Noili Demaman, professora da Uergs - ZERO HORA, 26/05/2012
Machado de Assis tem um conto muito primoroso, dentre os tantos que assim podem ser classificados – “Pai contra mãe”. Nele, em plena escravidão, há o embate entre um pai, caçador de escravos fujões, cujo filho deveria ser dado à roda dos enjeitados por não poder ser mantido, e uma mãe grávida, negra e escrava fujona. Se ela fosse entregue ao dono, livraria o pai da sina que sobre ele pesava. Pois o Cândido Neves – a nomeação na boa literatura nunca é aleatória – consegue caçar a negra e entregá-la ao dono com o que recebe o suficiente para poder ficar com o filho. Ermínia, a negra fujona, aborta o bebê, diante do que o narrador, irônico e corrosivo, diz: nem todas as crianças vingam.
Se o leitor tiver a paciência de ler o conto, verá que não só essa história está lá, mas na narrativa há a flagrante acusação à negra, do tipo quem mandou fugir e, nas entrelinhas, quem mandou engravidar, quem mandou existir?

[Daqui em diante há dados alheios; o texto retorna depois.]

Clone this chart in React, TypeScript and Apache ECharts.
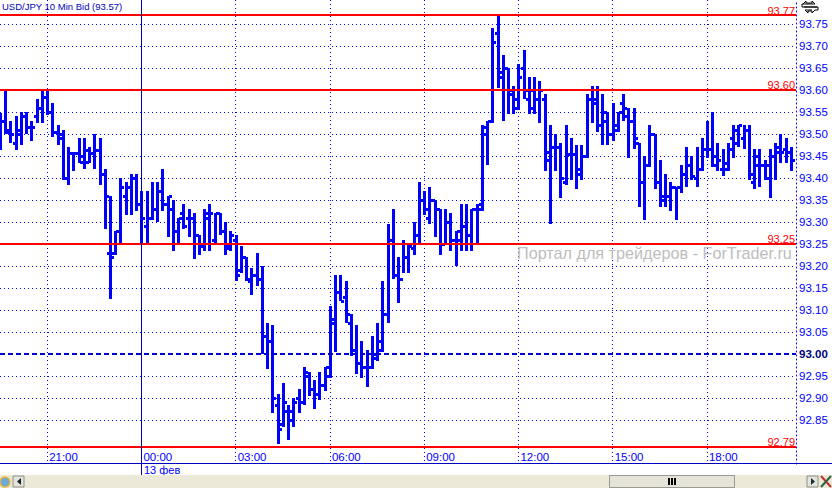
import React, { useEffect, useRef } from "react";
import * as echarts from "echarts";

const startMinutes = 19 * 60 + 30;
const barStepMinutes = 10;
const slotCount = 153;
const hourLabels = ["21:00", "00:00", "03:00", "06:00", "09:00", "12:00", "15:00", "18:00"];
const categories: string[] = [];
for (let i = 0; i < slotCount; i++) {
  const m = (startMinutes + i * barStepMinutes) % 1440;
  categories.push(String(Math.floor(m / 60)).padStart(2, "0") + ":" + String(m % 60).padStart(2, "0"));
}

const opens = [93.53,93.53,93.51,93.48,93.5,93.54,93.517,93.54,93.56,93.583,93.55,93.505,93.5,93.4,93.457,93.457,93.45,93.437,93.457,93.464,93.41,93.23,93.23,93.28,93.36,93.38,93.4,93.34,93.29,93.31,93.33,93.37,93.34,93.33,93.28,93.32,93.31,93.31,93.27,93.245,93.32,93.26,93.32,93.28,93.24,93.26,93.19,93.22,93.165,93.18,93.17,93.04,93.03,92.885,92.84,92.87,92.87,92.9,92.89,92.95,92.92,92.91,92.93,92.95,93.07,93.14,93.13,93.07,93.01,92.98,92.97,92.97,93.0,93.01,93.09,93.26,93.18,93.17,93.22,93.24,93.27,93.35,93.31,93.35,93.33,93.25,93.3,93.26,93.26,93.29,93.27,93.33,93.34,93.515,93.53,93.73,93.63,93.65,93.59,93.56,93.65,93.58,93.56,93.58,93.58,93.44,93.47,93.47,93.39,93.455,93.455,93.42,93.45,93.58,93.58,93.52,93.55,93.5,93.51,93.57,93.54,93.53,93.48,93.39,93.43,93.5,93.39,93.35,93.36,93.38,93.38,93.41,93.43,93.4,93.42,93.465,93.465,93.43,93.42,93.42,93.49,93.48,93.49,93.51,93.39,93.43,93.43,93.4,93.45,93.46,93.465,93.46];
const highs = [93.547,93.6,93.53,93.54,93.55,93.55,93.53,93.58,93.6,93.6,93.57,93.52,93.51,93.47,93.46,93.49,93.49,93.47,93.5,93.49,93.42,93.36,93.28,93.4,93.39,93.41,93.41,93.37,93.37,93.39,93.39,93.42,93.36,93.35,93.31,93.34,93.33,93.32,93.27,93.33,93.34,93.32,93.32,93.3,93.28,93.27,93.245,93.22,93.195,93.23,93.2,93.07,93.065,92.91,92.935,92.885,92.9,92.92,92.97,92.96,92.94,92.96,92.97,93.11,93.18,93.18,93.165,93.09,93.065,93.03,93.01,93.04,93.07,93.165,93.295,93.33,93.22,93.26,93.25,93.3,93.39,93.37,93.38,93.35,93.33,93.33,93.32,93.28,93.34,93.34,93.33,93.34,93.52,93.53,93.74,93.77,93.68,93.65,93.61,93.66,93.69,93.63,93.63,93.62,93.59,93.52,93.5,93.48,93.52,93.49,93.475,93.475,93.59,93.61,93.61,93.59,93.55,93.57,93.55,93.59,93.56,93.56,93.48,93.45,93.52,93.5,93.44,93.41,93.39,93.38,93.43,93.47,93.45,93.47,93.49,93.53,93.55,93.48,93.465,93.48,93.52,93.52,93.52,93.52,93.465,93.465,93.44,93.465,93.48,93.5,93.49,93.47];
const lows = [93.464,93.5,93.48,93.464,93.475,93.5,93.483,93.525,93.525,93.543,93.494,93.475,93.395,93.385,93.415,93.433,93.42,93.433,93.42,93.384,93.285,93.125,93.225,93.25,93.315,93.315,93.325,93.25,93.25,93.305,93.3,93.325,93.265,93.235,93.25,93.285,93.265,93.215,93.225,93.235,93.235,93.25,93.27,93.225,93.235,93.165,93.185,93.165,93.135,93.155,93.0,92.965,92.865,92.795,92.835,92.805,92.835,92.865,92.885,92.905,92.875,92.895,92.915,92.945,93.005,93.12,93.07,92.995,92.955,92.945,92.925,92.965,92.985,93.005,93.07,93.17,93.115,93.185,93.185,93.225,93.25,93.315,93.295,93.265,93.225,93.25,93.235,93.2,93.235,93.235,93.235,93.25,93.325,93.43,93.525,93.605,93.53,93.545,93.545,93.555,93.58,93.545,93.545,93.525,93.415,93.295,93.415,93.355,93.385,93.395,93.375,93.395,93.445,93.525,93.505,93.475,93.475,93.485,93.505,93.53,93.445,93.465,93.335,93.305,93.425,93.375,93.335,93.335,93.325,93.305,93.365,93.38,93.395,93.38,93.415,93.445,93.425,93.415,93.405,93.415,93.445,93.47,93.465,93.395,93.375,93.38,93.395,93.355,93.395,93.435,93.435,93.415];
const closes = [93.53,93.505,93.5,93.51,93.54,93.517,93.517,93.56,93.583,93.55,93.505,93.49,93.4,93.457,93.457,93.437,93.464,93.457,93.464,93.41,93.358,93.22,93.28,93.38,93.38,93.4,93.34,93.31,93.31,93.33,93.37,93.34,93.36,93.28,93.31,93.29,93.31,93.27,93.245,93.31,93.32,93.32,93.28,93.245,93.27,93.18,93.22,93.17,93.18,93.17,93.04,93.03,92.9,92.83,92.89,92.85,92.89,92.89,92.96,92.92,92.91,92.93,92.97,93.08,93.14,93.12,93.09,93.01,92.98,92.97,92.97,92.99,93.03,93.09,93.26,93.18,93.17,93.22,93.245,93.27,93.35,93.33,93.35,93.33,93.25,93.3,93.26,93.28,93.29,93.27,93.33,93.33,93.5,93.53,93.71,93.64,93.65,93.6,93.58,93.63,93.6,93.6,93.58,93.6,93.46,93.47,93.47,93.4,93.455,93.455,93.41,93.45,93.58,93.57,93.52,93.53,93.5,93.52,93.55,93.56,93.53,93.49,93.39,93.43,93.5,93.39,93.36,93.36,93.38,93.38,93.41,93.43,93.405,93.42,93.465,93.465,93.45,93.44,93.435,93.465,93.51,93.52,93.51,93.41,93.45,93.43,93.43,93.45,93.47,93.46,93.46,93.44];

const levels = [93.77, 93.6, 93.246, 92.79];
const levelLabels = ["93.77", "93.60", "93.25", "92.79"];
const midLevel = 93.0;
const hiddenLabels = ["92.75", "92.80", "93.80"];
const titleText = "USD/JPY 10 Min Bid (93.57)";
const watermarkText = "Портал для трейдеров - ForTrader.ru";
const dateText = "13 фев";

const BLUE = "#0000ff";
const RED = "#ff0000";
const FONT = "'Liberation Sans', Arial, sans-serif";

function renderBar(params: any, api: any) {
  const i = api.value(0);
  const x = Math.round(api.coord([i, api.value(1)])[0]);
  const yO = Math.round(api.coord([i, api.value(1)])[1]);
  const yH = Math.round(api.coord([i, api.value(2)])[1]);
  const yL = Math.round(api.coord([i, api.value(3)])[1]);
  const yC = Math.round(api.coord([i, api.value(4)])[1]);
  const style = { fill: BLUE };
  return {
    type: "group",
    children: [
      { type: "rect", shape: { x: x - 1, y: yH, width: 3, height: Math.max(yL - yH, 1) }, style },
      { type: "rect", shape: { x: x - 3, y: yO - 1, width: 3, height: 3 }, style },
      { type: "rect", shape: { x: x + 1, y: yC - 1, width: 3, height: 3 }, style },
    ],
  };
}

export default function App() {
  const ref = useRef<HTMLDivElement>(null);
  useEffect(() => {
    document.body.style.margin = "0";
    const chart = echarts.init(ref.current!, undefined, { renderer: "svg" });
    const rows = opens.map((o, i) => [i, o, highs[i], lows[i], closes[i]]);
    const yFormatter = (v: number) => {
      const s = v.toFixed(2);
      if (hiddenLabels.includes(s)) return "";
      if (s === midLevel.toFixed(2)) return "{b|" + s + "}";
      return s;
    };
    const gridColors: string[] = [];
    for (let v = 92.75; v < 93.805; v += 0.05) {
      gridColors.push(hiddenLabels.includes(v.toFixed(2)) || v.toFixed(2) === "93.00" ? "transparent" : BLUE);
    }
    const showHour = (_: number, val: string) => hourLabels.includes(val);
    chart.setOption({
      animation: false,
      backgroundColor: "#ffffff",
      textStyle: { fontFamily: FONT },
      grid: { left: 0, top: 0, width: 796, height: 464 },
      xAxis: {
        type: "category",
        data: categories,
        boundaryGap: false,
        axisLine: { show: false },
        axisTick: { show: false },
        axisLabel: {
          inside: true,
          interval: showHour,
          color: BLUE,
          fontFamily: FONT,
          fontSize: 11.5,
          align: "left",
          verticalAlign: "bottom",
          margin: 1,
          padding: [0, 0, 0, 2],
          hideOverlap: false,
        },
        splitLine: { show: true, interval: showHour, lineStyle: { color: BLUE, type: [1, 3], width: 1 } },
      },
      yAxis: {
        type: "value",
        position: "right",
        min: 92.75,
        max: 93.8045,
        interval: 0.05,
        axisLine: { show: true, lineStyle: { color: BLUE, type: [1, 3], width: 1 } },
        axisTick: { show: false },
        axisLabel: {
          margin: 3,
          color: BLUE,
          fontFamily: FONT,
          fontSize: 11.5,
          showMaxLabel: false,
          formatter: yFormatter,
          rich: { b: { color: "#000080", fontWeight: "bold", fontFamily: FONT, fontSize: 11.5 } },
        },
        splitLine: { show: true, lineStyle: { color: gridColors, type: [1, 3], width: 1 } },
      },
      series: [
        {
          type: "custom",
          renderItem: renderBar,
          data: rows,
          encode: { x: 0, y: [1, 2, 3, 4] },
          clip: false,
          silent: true,
          z: 3,
          markLine: {
            silent: true,
            symbol: "none",
            z: 6,
            data: [
              ...levels.map((v, i) => ({
                yAxis: v,
                lineStyle: { color: RED, type: "solid", width: 2 },
                label: {
                  show: true,
                  position: "insideEndTop",
                  formatter: levelLabels[i],
                  color: RED,
                  fontFamily: FONT,
                  fontSize: 11,
                  distance: [1, -1],
                },
              })),
              { yAxis: midLevel, lineStyle: { color: "#0000d0", type: [5, 3], width: 2 }, label: { show: false } },
              { xAxis: hourLabels[1], lineStyle: { color: "#0000c0", type: "solid", width: 1 }, label: { show: false } },
            ],
          },
        },
      ],
      graphic: [
        { type: "line", z: 10, shape: { x1: 0, y1: 463.5, x2: 832, y2: 463.5 }, style: { stroke: "#0000c0", lineWidth: 1 } },
        { type: "line", z: 10, shape: { x1: 141.5, y1: 464, x2: 141.5, y2: 475 }, style: { stroke: "#0000c0", lineWidth: 1 } },
        { type: "text", z: 10, x: 144, y: 464, style: { text: dateText, fill: BLUE, font: "11px " + FONT } },
        { type: "text", z: 10, x: 2, y: 1, style: { text: titleText, fill: "#0000c0", font: "9.5px " + FONT } },
        { type: "text", z: 1, x: 517, y: 245, style: { text: watermarkText, fill: "#bdbdbd", font: "16.2px " + FONT } },
        // scrollbar strip
        { type: "rect", z: 10, shape: { x: 0, y: 475, width: 832, height: 13 }, style: { fill: "#ecE9d8" } },
        { type: "circle", z: 11, shape: { cx: 5, cy: 482, r: 5 }, style: { fill: "#6fa8dc", stroke: "#e8b830", lineWidth: 1.5 } },
        { type: "rect", z: 11, shape: { x: 13, y: 476, width: 11, height: 11 }, style: { fill: "#e6e4d8", stroke: "#8a9090", lineWidth: 1 } },
        { type: "polygon", z: 12, shape: { points: [[21, 478], [21, 485], [17, 481.5]] }, style: { fill: "#10202c" } },
        { type: "rect", z: 11, shape: { x: 609.5, y: 475.5, width: 125, height: 12 }, style: { fill: "#e6e4d8", stroke: "#9a9a94", lineWidth: 1 } },
        { type: "rect", z: 12, shape: { x: 668, y: 478, width: 2, height: 7 }, style: { fill: "#000000" } },
        { type: "rect", z: 12, shape: { x: 671, y: 478, width: 2, height: 7 }, style: { fill: "#000000" } },
        { type: "rect", z: 12, shape: { x: 674, y: 478, width: 2, height: 7 }, style: { fill: "#000000" } },
        { type: "rect", z: 11, shape: { x: 807, y: 476, width: 11, height: 11 }, style: { fill: "#e6e4d8", stroke: "#8a9090", lineWidth: 1 } },
        { type: "polygon", z: 12, shape: { points: [[811, 478], [811, 485], [815, 481.5]] }, style: { fill: "#10303c" } },
        { type: "line", z: 12, shape: { x1: 821, y1: 476, x2: 831, y2: 487 }, style: { stroke: "#c03030", lineWidth: 2 } },
        { type: "line", z: 12, shape: { x1: 831, y1: 476, x2: 821, y2: 487 }, style: { stroke: "#306040", lineWidth: 2 } },
        // resize glyph in the top right corner
        { type: "polyline", z: 11, shape: { points: [[803, 4], [806, 1], [806, 3], [812, 3], [812, 1], [815, 4], [802, 4], [802, 7], [817, 7]] }, style: { fill: "none", stroke: "#000000", lineWidth: 1 } },
        { type: "polyline", z: 11, shape: { points: [[804, 7], [818, 7], [818, 10], [815, 10], [812, 13], [812, 11], [808, 11], [808, 13], [805, 10], [812, 10]] }, style: { fill: "none", stroke: "#000000", lineWidth: 1 } },
      ],
    });
    return () => chart.dispose();
  }, []);
  return <div ref={ref} style={{ width: 832, height: 488 }} />;
}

Século e meio depois, a história adaptada se repete com outros atores, não mais negros – ao menos na sua maioria –, mas com o mesmo requinte de perversidade: o tratamento dado aos professores estaduais no Rio Grande do Sul e aos educandos que parece não terem merecido sua formação. Nem todas as crianças vingam poderia ser atualizado hoje por nem todos precisam de boa formação, vamos dar-lhes um ensino aligeirado, virtual ou técnico com estardalhaço que é o que eles merecem. Depois de 10 anos sem concurso, eis o produto.
Depois que reprovaram nas provas do concurso ao magistério estadual, então, os professores viraram Ermínias apedrejadas e debochadas não só na imprensa como também nas redes sociais. Eles não anunciaram essa situação? Há anos fazem, como num mantra, os pedidos de socorro das mais diversas formas: indisciplina nas escolas e limitada autonomia para dela cuidar; falta de condições mínimas de prédios e de bibliotecas, frágil segurança na escola e nos arredores, para ficar nas elementares, e – obviamente – salários indecentes. Parece, no entanto, haver um prazer masoquista de dar à população a versão de que eles só querem aumento de salário, porque o que os move é sua vocação para mercenários.
Estou dizendo que os profissionais da educação são santos? Nem são, nem assim querem ser tratados. São pessoas como tantas outras com necessidades básicas de moradia e transporte, educação dos filhos, compra de livros, pagamento de atividades de lazer e cultura, como humanos mortais. Se essas não puderem ser supridas com o que ganham, provavelmente se desviarão do que, também, deveriam fazer no seu tempo fora das salas de aula: buscar a qualificação. Experimente submeter executivos competentes a jornadas domésticas de preparo de sua comida, da organização da sua roupa, do enfrentamento de filas para ver que rendimento eles terão em suas empresas.
Pois com professor não é diferente: eles precisam vingar como intelectuais para serem cobrados – e fiscalizados – em suas atividades. É isso que o grupo como categoria tem pedido nesses anos todos. Só não entende assim quem os vê com muita má vontade ou quem é muito obtuso. Serão esses últimos os professores?